Even though her son had meth on him, the police released him. The next day, he broke into a church in Marin, put on a clerical robe—“because he thinks he’s God and everything”—wandered outside, and fell asleep under a bush. He was arrested and sent to a halfway house in San Francisco, which he simply walked out of. According to his mother, nobody at the halfway house even contacted the police or his public defender to tell them he had gone missing. Her son then bought meth, rented a car, and drove to Arizona, before flying back and checking himself back into the halfway house. The halfway house then told the judge he had successfully completed the program. Since then he’s been arrested six more times within a single year, including for a DUI with meth on him and for threatening to kill his landlord. He’s currently holed up in a house in Sonoma County, smoking meth, with a bench warrant out for skipping court.

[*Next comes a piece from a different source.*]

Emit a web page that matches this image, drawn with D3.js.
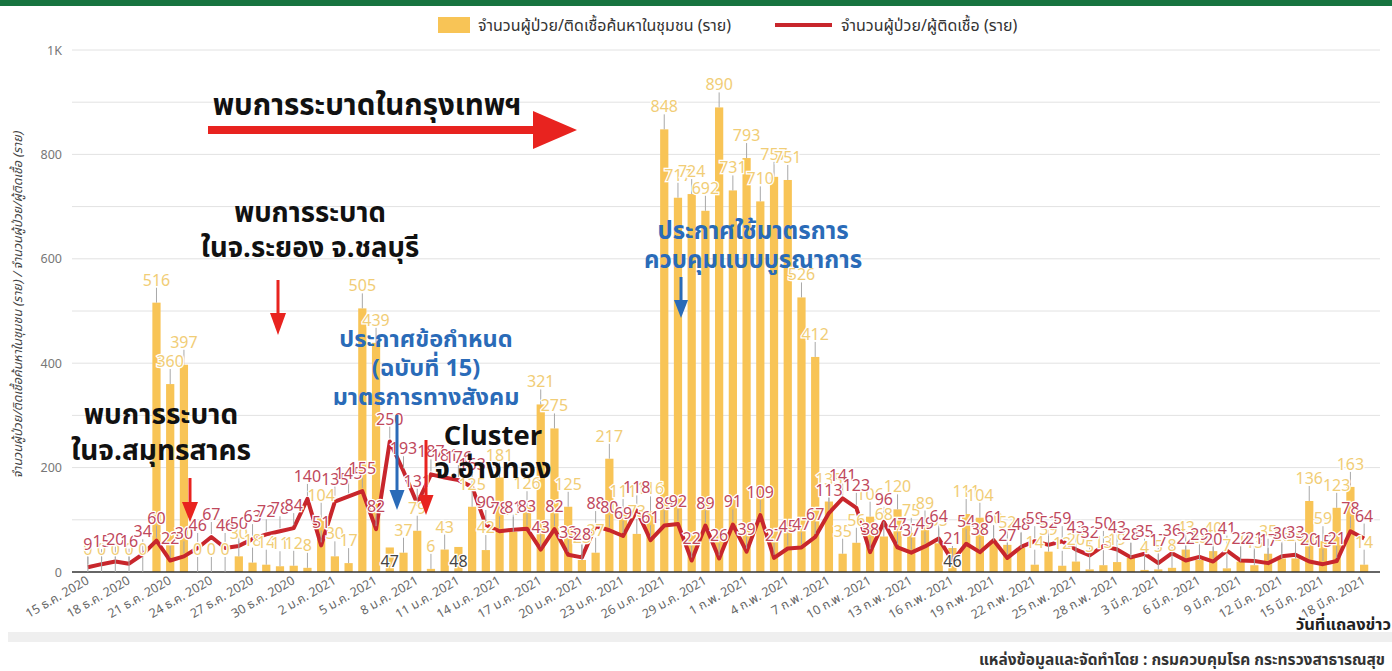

This is the situation in California today, and it’s what Adam’s family was up against in their desperate efforts to save his life. Rashid is not wrong that the medical system in San Francisco failed his son. But the failure was not one of a few individuals making bad choices. The medical professionals who saw Adam that day did exactly what was expected of them, given the paucity of tools at their disposal. The failure was systemic: California simply lacks the social infrastructure to do anything more than watch helplessly as the problems of addiction, homelessness, and untreated mental illness inundate cities and suburbs and destroy the lives of thousands of addicts and their families. And it seems that everyone involved in the system, from EMTs to psych nurses to ER doctors, knows this to be the case.
“I don’t know if I have a solution,” said Emily Econie, “but I definitely don’t feel like I’m part of it.”